U.S. officials say there were 20,000 Russian-made anti-aircraft missiles in Libya before the uprising, and thousands have disappeared in the looting of Moammar Gadhafi's arm caches. According to the Washington Post, many of those Russian-made anti-aircraft weapons are being sold in Egyptian black markets, and so many are available the price has dropped from $10,000 to $4,000.
Egyptian officials told the paper they have intercepted looted Libyan weapons, including anti-aircraft guns, missiles and artillery, on the road from Libya into Egypt, in black markets on the Sinai Peninsula, and in the smuggling tunnels between the Sinai and Gaza.
The heat-seeking surface-to-air missiles, most of them shoulder-fired, have a range of two miles and would pose a threat to Israeli helicopter and planes on either side of the Israel-Gaza border.
Though Libya had an estimated 20,000 man-portable surface-to-air missiles before the popular uprising began in February, Assistant Secretary of State Andrew Shapiro told ABC News in September the government does not have a clear picture of how many missiles they're trying to track down.
A spokesperson told ABC News that the State Department "commend[s] Egyptian authorities" for seizing the missiles and other arms.
"[W]e are seeking additional information from Egyptian authorities as their investigations continue," said Noel Clay. "Egypt is one of several nations in the region where we have held discussions about potential conventional weapons proliferation from Libya in recent months. It is clear that the Egyptian government shares our concerns about weapons smuggling."
"Preventing the proliferation of these weapons is of international concern," said Clay. "We are committed to working with the Libyan Transitional National Council (TNC), Libya's neighbors, and the wider international community to build a coordinated approach to this shared security challenge."
U.S. government officials and security experts have long been concerned some of the thousands of heat-seeking missiles, along with smaller arms, could easily end up in the hands of al Qaeda or other terror groups.
"Matching up a terrorist with a shoulder-fired missile, that's our worst nightmare," Sen. Barbara Boxer, D.-California, a member of the Senate's Commerce, Energy and Transportation Committee, said in September.
The missiles, four to six-feet long and Russian-made, can weigh just 55 pounds with launcher. They lock on to the heat generated by the engines of aircraft, can be fired from a vehicle or from a combatant's shoulder, and are accurate and deadly at a range of more than two miles.
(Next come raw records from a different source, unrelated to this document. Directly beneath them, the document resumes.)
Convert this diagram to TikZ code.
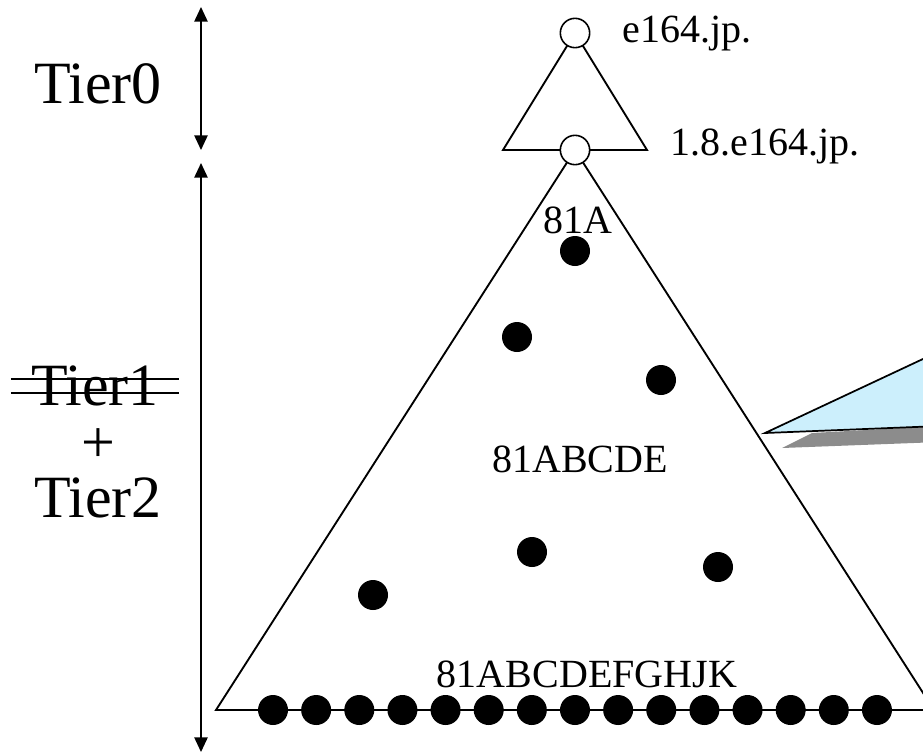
\documentclass[tikz,border=0pt]{standalone}
\usepackage{fontspec}
\setmainfont{Liberation Serif}
\usepackage{tikz}
\usetikzlibrary{arrows.meta}
\tikzset{
    blackdot/.style={circle, fill=black, inner sep=0pt, minimum size=22.5pt},
    hollow/.style={circle, draw, fill=white, line width=1.2pt, inner sep=0pt, minimum size=22pt},
    tierlabel/.style={inner sep=0pt, font=\fontsize{45}{54}\selectfont},
    zonelabel/.style={inner sep=0pt, font=\fontsize{30}{36}\selectfont},
    tierspan/.style={{Triangle[width=10pt,length=11pt]}-{Triangle[width=10pt,length=11pt]}, line width=1.2pt},
}
\begin{document}
\begin{tikzpicture}[x=0.75pt, y=-0.75pt]
        \useasboundingbox (0, 0) rectangle (923, 753);
        %corner points of both triangles
        \coordinate (top) at (575, 33);
        \coordinate (split) at (575, 150);
        \coordinate (smallleft) at (503, 150);
        \coordinate (smallright) at (647, 150);
        \coordinate (bigleft) at (216, 710);
        \coordinate (bigright) at (934, 710);
        %draw callout with its shadow
        \fill[black!45] (782, 448) -- (812, 433) -- (940, 426) -- (940, 442) -- cycle;
        \draw[line width=1.3pt, fill=cyan!20] (765, 433) -- (940, 351) -- (940, 426) -- cycle;
        %draw tier0 triangle
        \draw[line width=1.4pt] (top) -- (smallleft) -- (smallright) -- cycle;
        %draw tier1 and tier2 triangle
        \draw[line width=1.4pt] (split) -- (bigleft) -- (bigright) -- cycle;
        %draw zone nodes
        \node[hollow] (root) at (top) {};
        \node[hollow] (tld) at (split) {};
        \node[anchor=base west, zonelabel] (rootlabel) at (622, 42) {e164.jp.};
        \node[anchor=base west, zonelabel] (tldlabel) at (670, 155) {1.8.e164.jp.};
        %draw inner zones
        \node[blackdot] (dA) at (575, 251) {};
        \node[blackdot] (dB) at (517, 337) {};
        \node[blackdot] (dC) at (661, 380) {};
        \node[blackdot] (dD) at (532, 552) {};
        \node[blackdot] (dE) at (718, 567) {};
        \node[blackdot] (dF) at (373, 595) {};
        %draw leaf zones on the base
        \foreach \i in {0,...,14}
            \node[blackdot] (leaf\i) at ({273 + 43.14*\i}, 710) {};
        %label number prefixes
        \node[anchor=base, zonelabel] (pA) at (578, 233) {81A};
        \node[anchor=base, zonelabel] (pE) at (580, 472) {81ABCDE};
        \node[anchor=base, zonelabel] (pK) at (587, 687) {81ABCDEFGHJK};
        %draw tier arrows
        \coordinate (zerotop) at (201, 7);
        \coordinate (zerobottom) at (201, 150);
        \coordinate (onetop) at (201, 163);
        \coordinate (onebottom) at (201, 752);
        \draw[tierspan] (zerotop) -- (zerobottom);
        \draw[tierspan] (onetop) -- (onebottom);
        %label tiers
        \node[anchor=base, tierlabel] (tierzero) at (98, 103) {Tier0};
        \node[anchor=base, tierlabel] (tierone) at (95, 405) {Tier1};
        \node[anchor=base, tierlabel] (plus) at (98, 462) {+};
        \node[anchor=base, tierlabel] (tiertwo) at (98, 517) {Tier2};
        %strike out tier1
        \draw[line width=1pt] ([xshift=-15pt]tierone.west |- 0, 379) -- ([xshift=15pt]tierone.east |- 0, 379);
        \draw[line width=1pt] ([xshift=-15pt]tierone.west |- 0, 393) -- ([xshift=15pt]tierone.east |- 0, 393);
    \end{tikzpicture}
\end{document}
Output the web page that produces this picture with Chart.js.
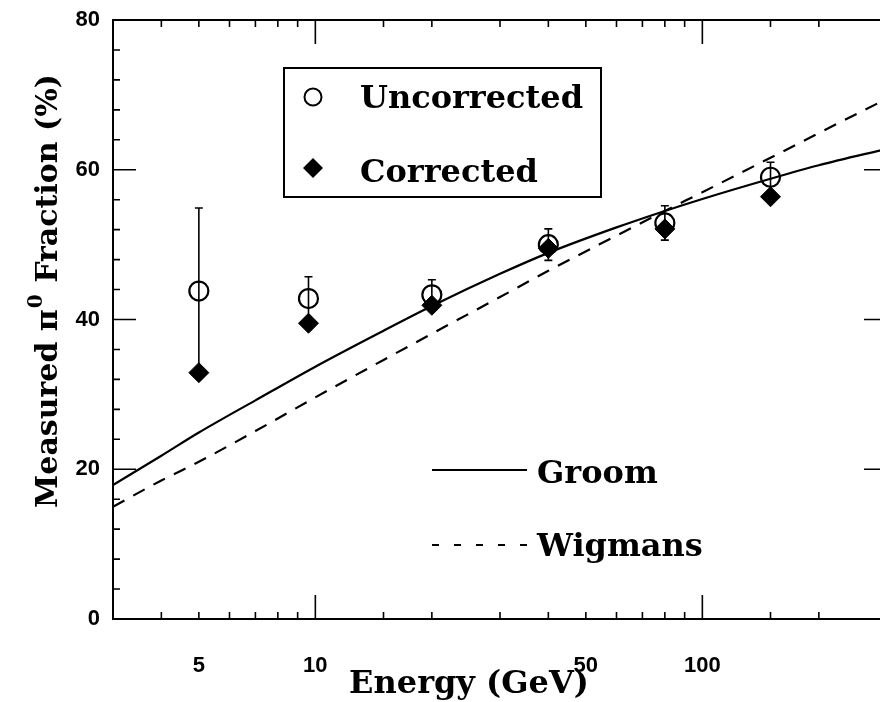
<!DOCTYPE html>
<html>
<head>
<meta charset="utf-8">
<script src="https://cdn.jsdelivr.net/npm/chart.js@4"></script>
<style>
  html, body { margin: 0; padding: 0; background: #fff; overflow: hidden; width: 880px; height: 702px; }
  #wrap { width: 880px; height: 702px; overflow: hidden; position: relative; }
  #chart { position: absolute; left: 0; top: 0; }
</style>
</head>
<body>
<div id="wrap"><canvas id="chart" width="900" height="702"></canvas></div>
<script>
// measured points (GeV, %)
const energies = [5, 9.6, 20, 40, 80, 150];
const uncorrected = [43.8, 42.8, 43.3, 50.0, 52.9, 59.0];
const uncorrectedErr = [11.1, 2.9, 2.0, 2.1, 2.3, 2.0];
const corrected = [32.9, 39.5, 41.9, 49.5, 52.1, 56.4];

// model curves
const curveEnergies = [3, 4, 5, 7, 10, 15, 20, 30, 40, 60, 80, 100, 150, 200, 300];
const groom = [17.9, 21.8, 24.9, 29.2, 33.7, 38.5, 41.8, 46.1, 48.9, 52.3, 54.5, 56.1, 58.8, 60.6, 62.8];
const wigmans = [15.0, 18.5, 21.0, 25.1, 29.6, 34.6, 38.1, 43.0, 46.5, 51.2, 54.5, 57.0, 61.6, 64.9, 69.5];

// tick labels
const xTickLabels = [5, 10, 50, 100];
const xMajorTicks = [10, 100];
const yTickLabels = [0, 20, 40, 60, 80];

const serif = "'DejaVu Serif', serif";
const tickFont = { family: "'Liberation Sans', Arial, sans-serif", weight: 'bold', size: 22 };

const has = (arr, v) => arr.some(a => Math.abs(a - v) < 1e-6);

const framePlugin = {
  id: 'frame',
  beforeDatasetsDraw(chart) {
    const ctx = chart.ctx;
    const xs = chart.scales.x, ys = chart.scales.y;
    // error bars on the uncorrected points
    ctx.save();
    ctx.strokeStyle = '#000';
    ctx.lineWidth = 1.6;
    energies.forEach((e, i) => {
      const px = xs.getPixelForValue(e);
      const top = ys.getPixelForValue(uncorrected[i] + uncorrectedErr[i]);
      const bot = ys.getPixelForValue(uncorrected[i] - uncorrectedErr[i]);
      ctx.beginPath();
      ctx.moveTo(px, top); ctx.lineTo(px, bot);
      ctx.moveTo(px - 4, top); ctx.lineTo(px + 4, top);
      ctx.moveTo(px - 4, bot); ctx.lineTo(px + 4, bot);
      ctx.stroke();
    });
    ctx.restore();
  },
  afterDraw(chart) {
    const ctx = chart.ctx;
    const a = chart.chartArea;
    const xs = chart.scales.x, ys = chart.scales.y;
    ctx.save();
    ctx.strokeStyle = '#000';
    ctx.fillStyle = '#000';

    // box
    ctx.lineWidth = 2;
    ctx.strokeRect(a.left, a.top, a.right - a.left, a.bottom - a.top);

    // inward ticks on all four sides
    ctx.lineWidth = 1.6;
    ctx.beginPath();
    xs.ticks.forEach(t => {
      const px = xs.getPixelForValue(t.value);
      const len = has(xMajorTicks, t.value) ? 24 : 7;
      ctx.moveTo(px, a.bottom); ctx.lineTo(px, a.bottom - len);
      ctx.moveTo(px, a.top); ctx.lineTo(px, a.top + len);
    });
    ys.ticks.forEach(t => {
      const py = ys.getPixelForValue(t.value);
      const len = has(yTickLabels, t.value) ? 23 : 7;
      ctx.moveTo(a.left, py); ctx.lineTo(a.left + len, py);
      ctx.moveTo(a.right, py); ctx.lineTo(a.right - len, py);
    });
    ctx.stroke();

    // legend for the points
    const ds = chart.data.datasets;
    ctx.lineWidth = 2;
    ctx.strokeRect(284, 68, 317, 129);
    ctx.beginPath();
    ctx.arc(313, 97, 8.5, 0, Math.PI * 2);
    ctx.stroke();
    ctx.beginPath();
    ctx.moveTo(313, 158); ctx.lineTo(323, 168); ctx.lineTo(313, 178); ctx.lineTo(303, 168);
    ctx.closePath();
    ctx.fill();
    ctx.font = 'bold 32px ' + serif;
    ctx.textAlign = 'left';
    ctx.textBaseline = 'alphabetic';
    ctx.fillText(ds[2].label, 360, 108);
    ctx.fillText(ds[3].label, 360, 182);

    // legend for the curves
    ctx.lineWidth = 2;
    ctx.beginPath();
    ctx.moveTo(432, 470); ctx.lineTo(527, 470);
    ctx.stroke();
    ctx.setLineDash([7, 15]);
    ctx.beginPath();
    ctx.moveTo(432, 545); ctx.lineTo(527, 545);
    ctx.stroke();
    ctx.setLineDash([]);
    ctx.fillText(ds[0].label, 537, 483);
    ctx.fillText(ds[1].label, 537, 556);

    // axis titles
    ctx.textAlign = 'center';
    ctx.fillText('Energy (GeV)', 469, 693);

    ctx.translate(57, 291);
    ctx.rotate(-Math.PI / 2);
    ctx.textAlign = 'left';
    const big = 'bold 30px ' + serif, small = 'bold 20px ' + serif;
    const p1 = 'Measured π', p2 = '0', p3 = ' Fraction (%)';
    ctx.font = big;
    const w1 = ctx.measureText(p1).width, w3 = ctx.measureText(p3).width;
    ctx.font = small;
    const w2 = ctx.measureText(p2).width + 2;
    let x0 = -(w1 + w2 + w3) / 2;
    ctx.font = big;
    ctx.fillText(p1, x0, 0);
    ctx.font = small;
    ctx.fillText(p2, x0 + w1 + 1, -15);
    ctx.font = big;
    ctx.fillText(p3, x0 + w1 + w2, 0);
    ctx.restore();
  }
};

new Chart(document.getElementById('chart'), {
  type: 'scatter',
  data: {
    datasets: [
      {
        label: 'Groom',
        type: 'line',
        data: curveEnergies.map((e, i) => ({ x: e, y: groom[i] })),
        borderColor: '#000',
        borderWidth: 2.2,
        pointRadius: 0,
        fill: false,
        cubicInterpolationMode: 'monotone'
      },
      {
        label: 'Wigmans',
        type: 'line',
        data: curveEnergies.map((e, i) => ({ x: e, y: wigmans[i] })),
        borderColor: '#000',
        borderWidth: 2.2,
        borderDash: [13, 10],
        pointRadius: 0,
        fill: false,
        cubicInterpolationMode: 'monotone'
      },
      {
        label: 'Uncorrected',
        data: energies.map((e, i) => ({ x: e, y: uncorrected[i] })),
        pointStyle: 'circle',
        pointRadius: 9.5,
        borderWidth: 2.2,
        borderColor: '#000',
        backgroundColor: 'rgba(0,0,0,0)'
      },
      {
        label: 'Corrected',
        data: energies.map((e, i) => ({ x: e, y: corrected[i] })),
        pointStyle: 'rectRot',
        pointRadius: 10,
        borderWidth: 1,
        borderColor: '#000',
        backgroundColor: '#000'
      }
    ]
  },
  options: {
    responsive: false,
    animation: false,
    layout: { padding: { top: 20, right: 13, left: 0, bottom: 0 } },
    plugins: {
      legend: { display: false },
      tooltip: { enabled: false }
    },
    scales: {
      x: {
        type: 'logarithmic',
        min: 3,
        max: 300,
        afterFit: s => { s.height = 83; s.paddingLeft = 0; s.paddingRight = 0; },
        grid: { display: false, drawTicks: false },
        border: { display: false },
        ticks: {
          autoSkip: false,
          maxRotation: 0,
          padding: 34,
          color: '#000',
          font: tickFont,
          callback: v => has(xTickLabels, v) ? String(v) : ''
        }
      },
      y: {
        min: 0,
        max: 80,
        afterFit: s => { s.width = 113; s.paddingTop = 0; s.paddingBottom = 0; },
        grid: { display: false, drawTicks: false },
        border: { display: false },
        ticks: {
          stepSize: 4,
          autoSkip: false,
          padding: 13,
          color: '#000',
          font: tickFont,
          callback: v => has(yTickLabels, v) ? String(v) : ''
        }
      }
    }
  },
  plugins: [framePlugin]
});
</script>
</body>
</html>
ABC News visited a massive weapons depot in Tripoli, and confirmed that the arms were unguarded and available to whoever could cart them away. Crates upon crates of weapons and ammunition, from AK-47 assault rifles to grenades to surface-to-air missiles, were forced open and their contents missing.
Peter Bouckaert, emergencies director of Human Rights Watch, told ABC News that "once these missiles go missing they are not that large and they can be easily hidden. It's very difficult to track them down. They can be moved across borders and can be very easily used.''
"Those are not weapons you want floating around this already volatile region," said Bouckaert.